- **YOUR INSTRUCTIONS**: Restate each line of the listing exactly, without carrying over any pictures.

== DATASET EXTRACT ==

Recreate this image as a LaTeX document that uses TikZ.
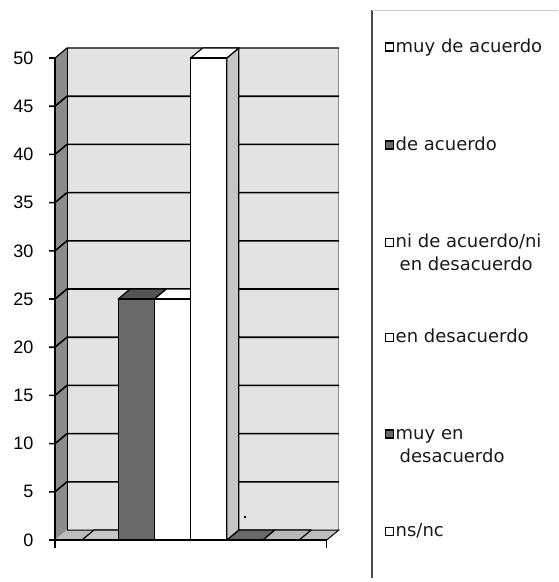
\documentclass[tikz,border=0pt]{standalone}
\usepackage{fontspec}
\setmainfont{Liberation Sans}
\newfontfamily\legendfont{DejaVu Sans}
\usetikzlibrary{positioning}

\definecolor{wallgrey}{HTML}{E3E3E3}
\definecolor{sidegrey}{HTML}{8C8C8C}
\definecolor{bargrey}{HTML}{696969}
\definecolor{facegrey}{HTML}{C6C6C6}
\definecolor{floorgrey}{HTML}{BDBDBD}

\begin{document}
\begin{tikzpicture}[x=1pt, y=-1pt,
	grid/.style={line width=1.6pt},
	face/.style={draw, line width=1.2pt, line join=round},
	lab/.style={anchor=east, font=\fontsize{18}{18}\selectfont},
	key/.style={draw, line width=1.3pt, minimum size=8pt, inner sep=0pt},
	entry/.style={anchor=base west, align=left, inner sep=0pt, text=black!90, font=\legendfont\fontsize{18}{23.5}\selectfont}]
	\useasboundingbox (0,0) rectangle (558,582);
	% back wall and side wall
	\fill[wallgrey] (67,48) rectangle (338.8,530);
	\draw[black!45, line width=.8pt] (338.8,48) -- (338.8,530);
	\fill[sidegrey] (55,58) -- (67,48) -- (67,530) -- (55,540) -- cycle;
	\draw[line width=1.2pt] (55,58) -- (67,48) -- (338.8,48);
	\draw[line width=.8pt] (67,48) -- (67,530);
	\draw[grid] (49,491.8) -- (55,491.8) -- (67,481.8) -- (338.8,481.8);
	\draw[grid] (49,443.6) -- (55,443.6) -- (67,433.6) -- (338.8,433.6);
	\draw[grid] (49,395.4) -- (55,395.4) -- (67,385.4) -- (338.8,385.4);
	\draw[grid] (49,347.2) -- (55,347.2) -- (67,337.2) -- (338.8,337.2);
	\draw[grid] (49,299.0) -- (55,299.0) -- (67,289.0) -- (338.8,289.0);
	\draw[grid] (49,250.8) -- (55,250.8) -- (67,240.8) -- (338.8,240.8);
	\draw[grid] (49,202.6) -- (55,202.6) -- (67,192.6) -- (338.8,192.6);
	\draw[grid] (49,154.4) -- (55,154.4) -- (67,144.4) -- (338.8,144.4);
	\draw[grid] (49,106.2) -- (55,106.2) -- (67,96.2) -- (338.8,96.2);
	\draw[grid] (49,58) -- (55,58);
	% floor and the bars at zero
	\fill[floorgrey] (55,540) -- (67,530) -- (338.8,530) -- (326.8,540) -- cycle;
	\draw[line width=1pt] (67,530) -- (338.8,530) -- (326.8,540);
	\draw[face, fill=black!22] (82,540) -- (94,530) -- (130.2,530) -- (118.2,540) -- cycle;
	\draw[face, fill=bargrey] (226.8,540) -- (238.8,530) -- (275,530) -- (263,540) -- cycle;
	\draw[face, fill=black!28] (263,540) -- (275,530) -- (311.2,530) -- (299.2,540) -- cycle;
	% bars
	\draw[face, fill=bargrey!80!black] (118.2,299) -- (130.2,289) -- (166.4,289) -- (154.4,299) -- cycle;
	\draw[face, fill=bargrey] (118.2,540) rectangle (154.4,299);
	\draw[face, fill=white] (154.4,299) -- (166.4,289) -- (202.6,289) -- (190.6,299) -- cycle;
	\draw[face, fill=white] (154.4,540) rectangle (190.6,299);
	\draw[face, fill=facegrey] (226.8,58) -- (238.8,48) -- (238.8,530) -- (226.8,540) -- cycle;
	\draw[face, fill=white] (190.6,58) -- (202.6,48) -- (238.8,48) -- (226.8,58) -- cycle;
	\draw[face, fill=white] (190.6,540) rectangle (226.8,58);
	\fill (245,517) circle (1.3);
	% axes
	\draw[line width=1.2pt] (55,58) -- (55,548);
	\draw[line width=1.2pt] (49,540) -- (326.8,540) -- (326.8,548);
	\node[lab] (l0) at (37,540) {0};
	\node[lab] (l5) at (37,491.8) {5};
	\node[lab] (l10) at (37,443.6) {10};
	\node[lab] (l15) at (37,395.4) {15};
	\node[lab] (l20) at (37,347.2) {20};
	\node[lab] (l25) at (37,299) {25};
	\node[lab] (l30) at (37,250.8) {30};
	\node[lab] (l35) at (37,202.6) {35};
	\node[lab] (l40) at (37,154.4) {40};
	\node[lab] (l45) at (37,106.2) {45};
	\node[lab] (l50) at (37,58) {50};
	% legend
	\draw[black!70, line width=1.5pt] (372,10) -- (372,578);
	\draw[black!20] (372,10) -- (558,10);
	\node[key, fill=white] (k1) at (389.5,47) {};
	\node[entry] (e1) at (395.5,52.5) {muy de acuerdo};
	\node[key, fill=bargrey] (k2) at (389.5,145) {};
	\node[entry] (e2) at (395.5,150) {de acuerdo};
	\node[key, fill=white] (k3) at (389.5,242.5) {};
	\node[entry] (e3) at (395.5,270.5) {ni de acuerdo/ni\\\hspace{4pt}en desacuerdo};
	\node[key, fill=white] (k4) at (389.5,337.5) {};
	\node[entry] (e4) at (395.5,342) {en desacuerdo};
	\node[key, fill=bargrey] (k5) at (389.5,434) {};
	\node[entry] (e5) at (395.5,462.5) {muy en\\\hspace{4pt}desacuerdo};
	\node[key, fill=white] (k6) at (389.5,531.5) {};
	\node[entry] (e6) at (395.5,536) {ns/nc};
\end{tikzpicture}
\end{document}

===

- **IN RESPONSE**:
Recreate this image as a LaTeX document that uses TikZ.
\documentclass[tikz,border=0pt]{standalone}
\usepackage{fontspec}
\setmainfont{Liberation Sans}
\newfontfamily\legendfont{DejaVu Sans}
\usetikzlibrary{positioning}

\definecolor{wallgrey}{HTML}{E3E3E3}
\definecolor{sidegrey}{HTML}{8C8C8C}
\definecolor{bargrey}{HTML}{696969}
\definecolor{facegrey}{HTML}{C6C6C6}
\definecolor{floorgrey}{HTML}{BDBDBD}

\begin{document}
\begin{tikzpicture}[x=1pt, y=-1pt,
	grid/.style={line width=1.6pt},
	face/.style={draw, line width=1.2pt, line join=round},
	lab/.style={anchor=east, font=\fontsize{18}{18}\selectfont},
	key/.style={draw, line width=1.3pt, minimum size=8pt, inner sep=0pt},
	entry/.style={anchor=base west, align=left, inner sep=0pt, text=black!90, font=\legendfont\fontsize{18}{23.5}\selectfont}]
	\useasboundingbox (0,0) rectangle (558,582);
	% back wall and side wall
	\fill[wallgrey] (67,48) rectangle (338.8,530);
	\draw[black!45, line width=.8pt] (338.8,48) -- (338.8,530);
	\fill[sidegrey] (55,58) -- (67,48) -- (67,530) -- (55,540) -- cycle;
	\draw[line width=1.2pt] (55,58) -- (67,48) -- (338.8,48);
	\draw[line width=.8pt] (67,48) -- (67,530);
	\draw[grid] (49,491.8) -- (55,491.8) -- (67,481.8) -- (338.8,481.8);
	\draw[grid] (49,443.6) -- (55,443.6) -- (67,433.6) -- (338.8,433.6);
	\draw[grid] (49,395.4) -- (55,395.4) -- (67,385.4) -- (338.8,385.4);
	\draw[grid] (49,347.2) -- (55,347.2) -- (67,337.2) -- (338.8,337.2);
	\draw[grid] (49,299.0) -- (55,299.0) -- (67,289.0) -- (338.8,289.0);
	\draw[grid] (49,250.8) -- (55,250.8) -- (67,240.8) -- (338.8,240.8);
	\draw[grid] (49,202.6) -- (55,202.6) -- (67,192.6) -- (338.8,192.6);
	\draw[grid] (49,154.4) -- (55,154.4) -- (67,144.4) -- (338.8,144.4);
	\draw[grid] (49,106.2) -- (55,106.2) -- (67,96.2) -- (338.8,96.2);
	\draw[grid] (49,58) -- (55,58);
	% floor and the bars at zero
	\fill[floorgrey] (55,540) -- (67,530) -- (338.8,530) -- (326.8,540) -- cycle;
	\draw[line width=1pt] (67,530) -- (338.8,530) -- (326.8,540);
	\draw[face, fill=black!22] (82,540) -- (94,530) -- (130.2,530) -- (118.2,540) -- cycle;
	\draw[face, fill=bargrey] (226.8,540) -- (238.8,530) -- (275,530) -- (263,540) -- cycle;
	\draw[face, fill=black!28] (263,540) -- (275,530) -- (311.2,530) -- (299.2,540) -- cycle;
	% bars
	\draw[face, fill=bargrey!80!black] (118.2,299) -- (130.2,289) -- (166.4,289) -- (154.4,299) -- cycle;
	\draw[face, fill=bargrey] (118.2,540) rectangle (154.4,299);
	\draw[face, fill=white] (154.4,299) -- (166.4,289) -- (202.6,289) -- (190.6,299) -- cycle;
	\draw[face, fill=white] (154.4,540) rectangle (190.6,299);
	\draw[face, fill=facegrey] (226.8,58) -- (238.8,48) -- (238.8,530) -- (226.8,540) -- cycle;
	\draw[face, fill=white] (190.6,58) -- (202.6,48) -- (238.8,48) -- (226.8,58) -- cycle;
	\draw[face, fill=white] (190.6,540) rectangle (226.8,58);
	\fill (245,517) circle (1.3);
	% axes
	\draw[line width=1.2pt] (55,58) -- (55,548);
	\draw[line width=1.2pt] (49,540) -- (326.8,540) -- (326.8,548);
	\node[lab] (l0) at (37,540) {0};
	\node[lab] (l5) at (37,491.8) {5};
	\node[lab] (l10) at (37,443.6) {10};
	\node[lab] (l15) at (37,395.4) {15};
	\node[lab] (l20) at (37,347.2) {20};
	\node[lab] (l25) at (37,299) {25};
	\node[lab] (l30) at (37,250.8) {30};
	\node[lab] (l35) at (37,202.6) {35};
	\node[lab] (l40) at (37,154.4) {40};
	\node[lab] (l45) at (37,106.2) {45};
	\node[lab] (l50) at (37,58) {50};
	% legend
	\draw[black!70, line width=1.5pt] (372,10) -- (372,578);
	\draw[black!20] (372,10) -- (558,10);
	\node[key, fill=white] (k1) at (389.5,47) {};
	\node[entry] (e1) at (395.5,52.5) {muy de acuerdo};
	\node[key, fill=bargrey] (k2) at (389.5,145) {};
	\node[entry] (e2) at (395.5,150) {de acuerdo};
	\node[key, fill=white] (k3) at (389.5,242.5) {};
	\node[entry] (e3) at (395.5,270.5) {ni de acuerdo/ni\\\hspace{4pt}en desacuerdo};
	\node[key, fill=white] (k4) at (389.5,337.5) {};
	\node[entry] (e4) at (395.5,342) {en desacuerdo};
	\node[key, fill=bargrey] (k5) at (389.5,434) {};
	\node[entry] (e5) at (395.5,462.5) {muy en\\\hspace{4pt}desacuerdo};
	\node[key, fill=white] (k6) at (389.5,531.5) {};
	\node[entry] (e6) at (395.5,536) {ns/nc};
\end{tikzpicture}
\end{document}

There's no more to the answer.